Renvoyer les réfugiés en Turquie ?
Désireux de réduire considérablement le nombre de réfugiés, le gouvernement néerlandais propose de renvoyer directement en Turquie les réfugiés arrivés en bateau en Grèce. Cette feuille de route prévoit, en contrepartie, qu'un groupe restreint d'Etats accueillent directement 250.000 demandeurs d'asile. Une initiative qui suscite des avis partagés dans la presse.
Il est impossible d'arrêter les désespérés
Au moins 39 réfugiés se sont noyés samedi aux larges de la Turquie alors qu'ils tentaient de rejoindre Lesbos. Le projet de l'UE, qui consiste à retenir les migrants en Turquie, est aussi irréaliste qu'inhumain, estime le quotidien conservateur Milliyet : "Malgré les pires conditions météorologiques, le voyage vers la mort continue. Car ces hommes n'ont rien à perdre. Et il est très difficile de les dissuader, comme nous avons pu constater par nous-mêmes. Ainsi, les garde-côtes ont rapporté en automne que malgré tous les efforts et mises en garde, les migrants à bord de bateaux pneumatiques restaient rétifs à faire demi-tour. Ils allaient même jusqu'à tenir leurs bébés en l'air, menaçant de les jeter à la mer. C'est pourquoi la menace de vouloir fermer ses portes et de ne plus accueillir personne brandie par l'UE est aussi irréaliste que la contribution de trois milliards d'euros qu'elle a versée à la Turquie, enjoignant cette dernière de ne plus envoyer de migrants. Une somme qui, du reste, n'est pas encore arrivée."
Voir ce qui est faisable
La proposition avancée par les Pays-Bas mérite d’être sérieusement étudiée, plaide le quotidien de gauche taz :
«Qui se chargerait de surveiller, de diriger le tout ? Erdoğan ? Loin d’être idéal, mais quelle est l’alternative ? Attendre de voir combien de personnes se mettent encore en route vers l’Europe, où elles ne sont désormais presque nulle part les bienvenues ? Ce qui nous ramène à l’Allemagne. Il faut prendre une décision. Si nous continuons d’émettre le signal que nous sommes disposés à accueillir sans restriction toutes les personnes vulnérables, nous devrons le faire seuls. Les autres gouvernements européens, y compris de gauche, y sont opposés – ainsi que 70 pour cent des Allemands. C’est pourquoi nous devons réfléchir à ce qui est réellement faisable, à des projets un tant soit peu réalistes et portés par une majorité. Ceux qui n’abandonnent pas l’espoir d’une répartition juste au sein de l’UE peuvent tenter leur chance. Mais les perspectives de réussite politique sont maigres.»

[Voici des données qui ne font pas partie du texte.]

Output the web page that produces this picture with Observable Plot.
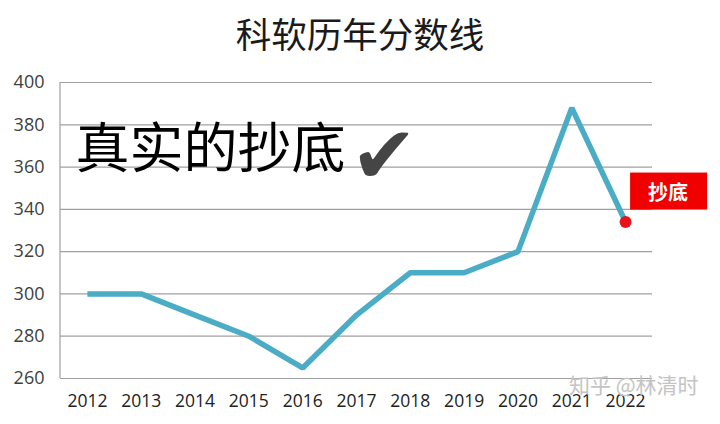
<!DOCTYPE html>
<html><head><meta charset="utf-8">
<script src="https://cdn.jsdelivr.net/npm/d3@7"></script>
<script src="https://cdn.jsdelivr.net/npm/@observablehq/plot@0.6"></script>
<style>
body{margin:0;background:#fff;width:720px;height:424px;overflow:hidden}
#title{height:65px;line-height:65px;text-align:center;font-family:"Noto Sans CJK SC",sans-serif;font-size:35.5px;color:#1a1a1a}
svg{display:block}
</style></head><body>
<div id="title">科软历年分数线</div>
<div id="chart"></div>
<script>
const years = ["2012","2013","2014","2015","2016","2017","2018","2019","2020","2021","2022"];
const scores = [300,300,290,280,265,290,310,310,320,388,334];
const yTicks = [260,280,300,320,340,360,380,400];
const annotation = "真实的抄底";
const check = "✔";
const badge = "抄底";
const watermark = "知乎 @林清时";

const data = years.map((y,i)=>({year:y, score:scores[i]}));
const last = data[data.length-1];

const plot = Plot.plot({
  width:720, height:359,
  marginTop:17, marginBottom:46, marginLeft:60, marginRight:68,
  x:{type:"point", domain:years, padding:0.5, round:false, label:null},
  y:{domain:[260,400], label:null},
  marks:[
    Plot.ruleY(yTicks,{stroke:"#a0a0a0", strokeWidth:1.2}),
    Plot.axisY({ticks:yTicks, tickSize:0, tickPadding:16, fontSize:18, fill:"#404040", fontFamily:"Open Sans", label:null}),
    Plot.axisX({tickSize:0, tickPadding:16, fontSize:17.5, fill:"#222", fontFamily:"Open Sans", label:null}),
    Plot.line(data,{x:"year", y:"score", stroke:"#4bacc6", strokeWidth:5.5, strokeLinejoin:"miter", strokeLinecap:"butt"}),
    Plot.dot([last],{x:"year", y:"score", r:6, fill:"#e8141b"}),
    Plot.text([annotation],{frameAnchor:"top-left", text:d=>d, dx:15, dy:47, fontSize:54, fill:"#000", textAnchor:"start", lineAnchor:"top", fontFamily:"Noto Sans CJK SC"}),
    Plot.text([check],{frameAnchor:"top-left", text:d=>d, dx:290, dy:75, fontSize:80, fill:"#454545", textAnchor:"start", lineAnchor:"middle", fontFamily:"DejaVu Sans"}),
    Plot.text([watermark],{frameAnchor:"bottom-right", text:d=>d, dx:46, dy:14, fontSize:21, fill:"#c4c4c4", textAnchor:"end", fontFamily:"Noto Sans CJK SC"})
  ]
});
document.getElementById("chart").appendChild(plot);

const svg = d3.select(plot);
const xs = plot.scale("x"), ys = plot.scale("y");
const px = xs.apply(last.year), py = ys.apply(last.score);
// left axis line
svg.append("line").attr("x1",60).attr("x2",60).attr("y1",ys.apply(400)).attr("y2",ys.apply(260)).attr("stroke","#a0a0a0").attr("stroke-width",1.2);
// badge
const g = svg.append("g");
g.append("rect").attr("x",px+5).attr("y",py-49).attr("width",77).attr("height",37).attr("fill","#f00000");
g.append("text").attr("x",px+43).attr("y",py-30).attr("text-anchor","middle").attr("dominant-baseline","central")
  .attr("fill","#fff").attr("font-size",20).attr("font-weight","bold").attr("font-family","Noto Sans CJK SC").text(badge);
</script>
</body></html>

On choisit d'ignorer les massacres
Le plan proposé jeudi par les Pays-Bas est contraire aux principes du droit d’asile universel, souligne le quotidien de centre-gauche De Morgen :
«Ce projet signifie de facto l’abrogation de la Convention de Genève sur les réfugiés, laquelle accorde à tous les réfugiés de guerre la possibilité de trouver refuge dans un pays sûr. Le plus à payer sera élevé sur le plan des valeurs morales et humaines. Par ailleurs, ce plan occulte le fait que la majorité des demandeurs d’asile cherche à fuir des guerres et des conflits bien réels. Si l’on ne fait rien pour éteindre l’infernal brasier qui consume la Syrie, des dizaines de milliers d’apatrides prendront à nouveau les routes. Le projet de pont aérien ne résoudra pas les problèmes de ces personnes, seulement les nôtres, au grand maximum. C’est une manière hypocrite de tourner le dos aux massacres quotidiens qui se produisent au pied de notre imprenable forteresse.»
La cohésion européenne en péril
L’initiative du gouvernement néerlandais montre que celui-ci ne table plus sur des solutions européennes communes, analyse le quotidien de centre-gauche De Volkskrant :
«Bien que la Commission se soit elle aussi montrée critique jeudi, elle adhère aux grandes lignes définies par les deux dirigeants de la coalition néerlandaise, [le Premier ministre Mark] Rutte et [le chef de file du groupe social-démocrate Diederik] Samsom. … Sur des questions aussi importantes que la crise des réfugiés, il est périlleux de miser sur un groupe restreint de pays. Ceci prépare le terrain à une Europe à plusieurs vitesses, ce qui peut rapidement dégénérer en 'shopping sélectif'. Mais Samsom et Rutte ont jugé ce risque préférable à celui de se retrouver dans un magasin avec des rayons vides.»